An insightful novel with beautiful language, this import from Australia views the destruction of war through a young teen's eyes.  Skip, with his eye for details, notices the light and shadow, color and texture of everything he sees.  In his attempts to find beauty, though, he sees much ugliness, whether it's the bombed-out buildings, the callous actions of survivors, or the cruelty of the soldiers.  He may not understand what he sees, but he attempts to figure them out without losing hold of his new-found family or the hope of art.  In his simple, straightforward manner, Skip draws comparisons to characters like Jonas from The Giver.   A quiet, thoughtful novel, A Small Free Kiss in the Dark offers a hopeful take on surviving disaster.

Monday, October 04, 2010

Review: The Extraordinary Secrets of April, May & June

The Extraordinary Secrets of April, May & June
Robin Benway
2010; Razorbill (Penguin); ISBN 978-1-59514-286-3

Summary:  The worst things for sisters April, May and June to deal with are their names and their parents' recent divorce.  Then they each discover that they have superpowers.  April can see the future, May can become invisible, and June can read minds.  It's hard enough dealing with normal teenage life, like crushes, friends, and family--now the sisters have to figure out their new abilities.  At first, these talents bring out the worst in each girl.  But when April sees a horrible vision, May wants to run away, and June gets into big trouble, the sisters will find out that their powers, like their lives, work best when they work together.

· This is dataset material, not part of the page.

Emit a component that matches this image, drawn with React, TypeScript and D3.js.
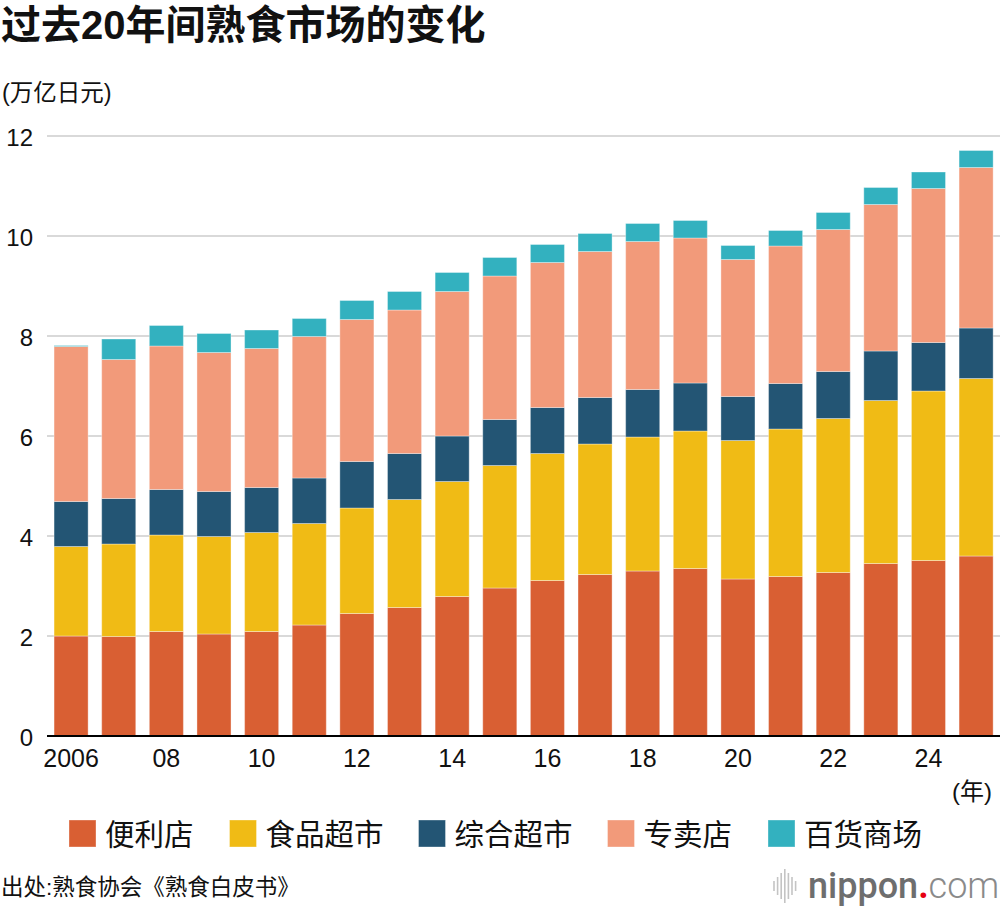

Creating a delightful novel in three voices, Robin Benway has penned an intriguing followup to Audrey, Wait!  Each sister's personality is distinct and clear, from April's bossy good-girl attitude, May's sarcastic and guarded wisecracks, and June's bubbly little-sister voice.  The story hums along, with the sisters learning not just how to use their newfound talents but also adjusting to their parents' divorce.  Most interesting of all is the feel that April, May and June are learning how to be friends and sisters, moving beyond their childhood squabbles and becoming adults.  The Extraordinary Secrets of April, May & June is an inspiring look at sisterhood and its magic.